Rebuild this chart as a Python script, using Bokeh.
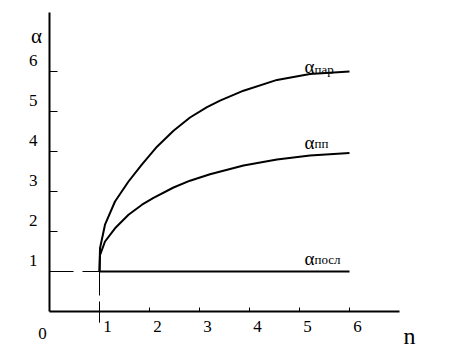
from bokeh.plotting import figure
from bokeh.models import Range1d, FixedTicker, Label
from bokeh.embed import file_html
from bokeh.resources import INLINE

# ---- data ----
n_par = [1.00, 1.01, 1.11, 1.31, 1.58, 1.85, 2.15, 2.48, 2.81, 3.15, 3.41, 3.88, 4.55, 5.21, 6.00]
a_par = [1.00, 1.58, 2.17, 2.75, 3.25, 3.68, 4.12, 4.52, 4.85, 5.11, 5.27, 5.52, 5.79, 5.94, 6.00]

n_pp = [1.00, 1.01, 1.11, 1.31, 1.58, 1.85, 2.08, 2.48, 2.81, 3.21, 3.88, 4.55, 5.21, 6.00]
a_pp = [1.00, 1.41, 1.75, 2.08, 2.42, 2.67, 2.84, 3.10, 3.27, 3.43, 3.65, 3.80, 3.90, 3.96]

n_posl = [1.0, 6.0]
a_posl = [1.0, 1.0]

x_ticks = [1, 2, 3, 4, 5, 6]
x_tick_labels = ["1", "2", "3", "4", "5", "6"]
y_ticks = [1, 2, 3, 4, 5, 6]
y_tick_labels = ["1", "2", "3", "4", "5", "6"]
x_axis_max = 7.0
y_axis_max = 7.475
origin_label = "0"
x_title = "n"
y_title = "α"
series_sub = ["пар", "пп", "посл"]

FONT = "Liberation Serif"

# frame covers the whole canvas; axes are pinned at 0 with fixed_location
p = figure(width=450, height=353, output_backend="svg", toolbar_location=None,
           x_range=Range1d(-0.98, 8.02), y_range=Range1d(-1.05, 7.775),
           min_border=0)
p.grid.visible = False
p.outline_line_color = None
p.background_fill_color = "white"
p.border_fill_color = "white"

# tick labels sit beside their ticks (right of x ticks, above y ticks), as in the reference:
# labels are put on major ticks, the visible tick marks are the minor ticks.
X_SHIFT = 0.16   # 8 px to the right
Y_SHIFT = 0.275  # 11 px upward
xl_pos = [t + X_SHIFT for t in x_ticks]
yl_pos = [t + Y_SHIFT for t in y_ticks]

for ax, ticks, lpos, labs, tin, bnd, standoff in (
        (p.xaxis, x_ticks, xl_pos, x_tick_labels, 4, (0, x_axis_max), 9),
        (p.yaxis, y_ticks, yl_pos, y_tick_labels, 8, (0, y_axis_max), 12)):
    ax.fixed_location = 0
    ax.bounds = bnd
    ax.ticker = FixedTicker(ticks=lpos, minor_ticks=ticks)
    ax.major_label_overrides = {pos: lab for pos, lab in zip(lpos, labs)}
    ax.major_tick_line_color = None
    ax.major_tick_in = 0
    ax.major_tick_out = 0
    ax.minor_tick_in = tin
    ax.minor_tick_out = 0
    ax.minor_tick_line_color = "black"
    ax.minor_tick_line_width = 1
    ax.axis_line_width = 2
    ax.axis_line_color = "black"
    ax.major_label_standoff = standoff
    ax.major_label_text_font = FONT
    ax.major_label_text_font_size = "17px"
    ax.major_label_text_color = "black"

# dashed guides from axes to start point
p.line([0, n_posl[0]], [a_posl[0], a_posl[0]], line_color="black",
       line_width=1, line_dash="24 9")
p.line([n_posl[0], n_posl[0]], [a_posl[0], -0.28], line_color="black",
       line_width=1, line_dash="24 6")

# curves
p.line(n_par, a_par, line_color="black", line_width=2)
p.line(n_pp, a_pp, line_color="black", line_width=2)
p.line(n_posl, a_posl, line_color="black", line_width=2)

# origin label
p.add_layout(Label(x=0, y=0, text=origin_label, x_offset=-7, y_offset=-22,
                   text_align="center", text_baseline="alphabetic",
                   text_font=FONT, text_font_size="17px", text_color="black"))

# axis titles
p.add_layout(Label(x=0, y=7, text=y_title, x_offset=-13, y_offset=-4,
                   text_align="center", text_baseline="alphabetic",
                   text_font=FONT, text_font_size="21px", text_color="black"))
p.add_layout(Label(x=x_axis_max, y=0, text=x_title, x_offset=10, y_offset=-24,
                   text_align="center", text_baseline="alphabetic",
                   text_font=FONT, text_font_size="24px", text_color="black"))

# curve labels: α with a lowered subscript
ends = [(n_par[-1], a_par[-1], 5, 2), (n_pp[-1], a_pp[-1], 11, 10), (n_posl[-1], a_posl[-1], 13, 12)]
for (xe, ye, ya, ys), sub in zip(ends, series_sub):
    p.add_layout(Label(x=xe, y=ye, text="α", x_offset=-45, y_offset=ya,
                       text_align="left", text_baseline="alphabetic",
                       text_font=FONT, text_font_size="19px", text_color="black"))
    p.add_layout(Label(x=xe, y=ye, text=sub, x_offset=-35, y_offset=ys,
                       text_align="left", text_baseline="alphabetic",
                       text_font=FONT, text_font_size="13px", text_color="black"))

open("out.html", "w").write(file_html(p, INLINE))
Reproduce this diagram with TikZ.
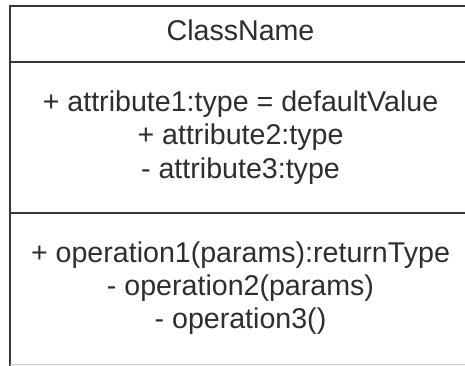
\documentclass[tikz,border=0pt]{standalone}
\usepackage{fontspec}
\setmainfont{Liberation Sans}
\definecolor{txt}{HTML}{2E2E2E}
\definecolor{ln}{HTML}{383838}
\definecolor{edge}{HTML}{C8C8C8}
\tikzset{
  umltext/.style={text=txt, inner sep=0pt, anchor=base, font=\fontsize{28.6}{32}\selectfont},
  umlline/.style={draw=ln, line width=2.6pt},
}
\begin{document}
\begin{tikzpicture}[x=1pt,y=-1pt]
\useasboundingbox (0,0) rectangle (465,366);
\clip (0,0) rectangle (465,366);
\fill[white] (0,0) rectangle (465,366);
% box (right side runs past the picture edge)
\draw[umlline] (475,6) -- (10,6) -- (10,370);
\draw[umlline] (10,62) -- (475,62);
\draw[umlline] (10,213) -- (475,213);
\draw[draw=edge, line width=1pt] (10,364.5) -- (475,364.5);
% texts
\node[umltext] (cn) at (240.5,41) {ClassName};
\node[umltext] (a1) at (240.5,112) {+ attribute1:type = defaultValue};
\node[umltext] (a2) at (240.5,145) {+ attribute2:type};
\node[umltext] (a3) at (240.5,178) {- attribute3:type};
\node[umltext] (o1) at (240.5,262) {+ operation1(params):returnType};
\node[umltext] (o2) at (240.5,295) {- operation2(params)};
\node[umltext] (o3) at (240.5,328) {- operation3()};
\end{tikzpicture}
\end{document}
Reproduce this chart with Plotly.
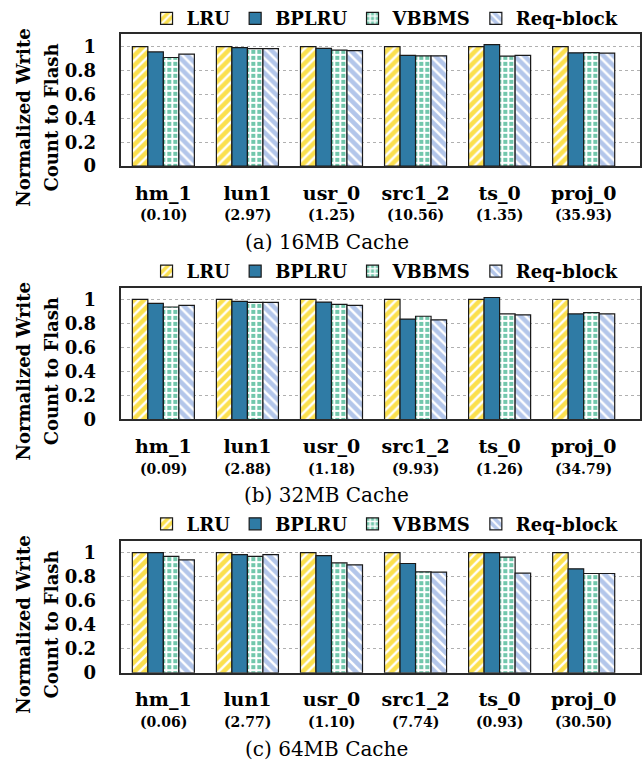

* **EXERCISE GOAL**:
Transcribe the records above exactly as they appear, leaving out any pictures.

* **THE RESPONSE**:
Rebuild this chart as a Python script, using Bokeh.
from bokeh.plotting import figure
from bokeh.models import Range1d, FixedTicker, Label
from bokeh.embed import file_html
from bokeh.resources import INLINE

# ---- data ----
n_par = [1.00, 1.01, 1.11, 1.31, 1.58, 1.85, 2.15, 2.48, 2.81, 3.15, 3.41, 3.88, 4.55, 5.21, 6.00]
a_par = [1.00, 1.58, 2.17, 2.75, 3.25, 3.68, 4.12, 4.52, 4.85, 5.11, 5.27, 5.52, 5.79, 5.94, 6.00]

n_pp = [1.00, 1.01, 1.11, 1.31, 1.58, 1.85, 2.08, 2.48, 2.81, 3.21, 3.88, 4.55, 5.21, 6.00]
a_pp = [1.00, 1.41, 1.75, 2.08, 2.42, 2.67, 2.84, 3.10, 3.27, 3.43, 3.65, 3.80, 3.90, 3.96]

n_posl = [1.0, 6.0]
a_posl = [1.0, 1.0]

x_ticks = [1, 2, 3, 4, 5, 6]
x_tick_labels = ["1", "2", "3", "4", "5", "6"]
y_ticks = [1, 2, 3, 4, 5, 6]
y_tick_labels = ["1", "2", "3", "4", "5", "6"]
x_axis_max = 7.0
y_axis_max = 7.475
origin_label = "0"
x_title = "n"
y_title = "α"
series_sub = ["пар", "пп", "посл"]

FONT = "Liberation Serif"

# frame covers the whole canvas; axes are pinned at 0 with fixed_location
p = figure(width=450, height=353, output_backend="svg", toolbar_location=None,
           x_range=Range1d(-0.98, 8.02), y_range=Range1d(-1.05, 7.775),
           min_border=0)
p.grid.visible = False
p.outline_line_color = None
p.background_fill_color = "white"
p.border_fill_color = "white"

# tick labels sit beside their ticks (right of x ticks, above y ticks), as in the reference:
# labels are put on major ticks, the visible tick marks are the minor ticks.
X_SHIFT = 0.16   # 8 px to the right
Y_SHIFT = 0.275  # 11 px upward
xl_pos = [t + X_SHIFT for t in x_ticks]
yl_pos = [t + Y_SHIFT for t in y_ticks]

for ax, ticks, lpos, labs, tin, bnd, standoff in (
        (p.xaxis, x_ticks, xl_pos, x_tick_labels, 4, (0, x_axis_max), 9),
        (p.yaxis, y_ticks, yl_pos, y_tick_labels, 8, (0, y_axis_max), 12)):
    ax.fixed_location = 0
    ax.bounds = bnd
    ax.ticker = FixedTicker(ticks=lpos, minor_ticks=ticks)
    ax.major_label_overrides = {pos: lab for pos, lab in zip(lpos, labs)}
    ax.major_tick_line_color = None
    ax.major_tick_in = 0
    ax.major_tick_out = 0
    ax.minor_tick_in = tin
    ax.minor_tick_out = 0
    ax.minor_tick_line_color = "black"
    ax.minor_tick_line_width = 1
    ax.axis_line_width = 2
    ax.axis_line_color = "black"
    ax.major_label_standoff = standoff
    ax.major_label_text_font = FONT
    ax.major_label_text_font_size = "17px"
    ax.major_label_text_color = "black"

# dashed guides from axes to start point
p.line([0, n_posl[0]], [a_posl[0], a_posl[0]], line_color="black",
       line_width=1, line_dash="24 9")
p.line([n_posl[0], n_posl[0]], [a_posl[0], -0.28], line_color="black",
       line_width=1, line_dash="24 6")

# curves
p.line(n_par, a_par, line_color="black", line_width=2)
p.line(n_pp, a_pp, line_color="black", line_width=2)
p.line(n_posl, a_posl, line_color="black", line_width=2)

# origin label
p.add_layout(Label(x=0, y=0, text=origin_label, x_offset=-7, y_offset=-22,
                   text_align="center", text_baseline="alphabetic",
                   text_font=FONT, text_font_size="17px", text_color="black"))

# axis titles
p.add_layout(Label(x=0, y=7, text=y_title, x_offset=-13, y_offset=-4,
                   text_align="center", text_baseline="alphabetic",
                   text_font=FONT, text_font_size="21px", text_color="black"))
p.add_layout(Label(x=x_axis_max, y=0, text=x_title, x_offset=10, y_offset=-24,
                   text_align="center", text_baseline="alphabetic",
                   text_font=FONT, text_font_size="24px", text_color="black"))

# curve labels: α with a lowered subscript
ends = [(n_par[-1], a_par[-1], 5, 2), (n_pp[-1], a_pp[-1], 11, 10), (n_posl[-1], a_posl[-1], 13, 12)]
for (xe, ye, ya, ys), sub in zip(ends, series_sub):
    p.add_layout(Label(x=xe, y=ye, text="α", x_offset=-45, y_offset=ya,
                       text_align="left", text_baseline="alphabetic",
                       text_font=FONT, text_font_size="19px", text_color="black"))
    p.add_layout(Label(x=xe, y=ye, text=sub, x_offset=-35, y_offset=ys,
                       text_align="left", text_baseline="alphabetic",
                       text_font=FONT, text_font_size="13px", text_color="black"))

open("out.html", "w").write(file_html(p, INLINE))
Reproduce this diagram with TikZ.
\documentclass[tikz,border=0pt]{standalone}
\usepackage{fontspec}
\setmainfont{Liberation Sans}
\definecolor{txt}{HTML}{2E2E2E}
\definecolor{ln}{HTML}{383838}
\definecolor{edge}{HTML}{C8C8C8}
\tikzset{
  umltext/.style={text=txt, inner sep=0pt, anchor=base, font=\fontsize{28.6}{32}\selectfont},
  umlline/.style={draw=ln, line width=2.6pt},
}
\begin{document}
\begin{tikzpicture}[x=1pt,y=-1pt]
\useasboundingbox (0,0) rectangle (465,366);
\clip (0,0) rectangle (465,366);
\fill[white] (0,0) rectangle (465,366);
% box (right side runs past the picture edge)
\draw[umlline] (475,6) -- (10,6) -- (10,370);
\draw[umlline] (10,62) -- (475,62);
\draw[umlline] (10,213) -- (475,213);
\draw[draw=edge, line width=1pt] (10,364.5) -- (475,364.5);
% texts
\node[umltext] (cn) at (240.5,41) {ClassName};
\node[umltext] (a1) at (240.5,112) {+ attribute1:type = defaultValue};
\node[umltext] (a2) at (240.5,145) {+ attribute2:type};
\node[umltext] (a3) at (240.5,178) {- attribute3:type};
\node[umltext] (o1) at (240.5,262) {+ operation1(params):returnType};
\node[umltext] (o2) at (240.5,295) {- operation2(params)};
\node[umltext] (o3) at (240.5,328) {- operation3()};
\end{tikzpicture}
\end{document}
Reproduce this chart with Plotly.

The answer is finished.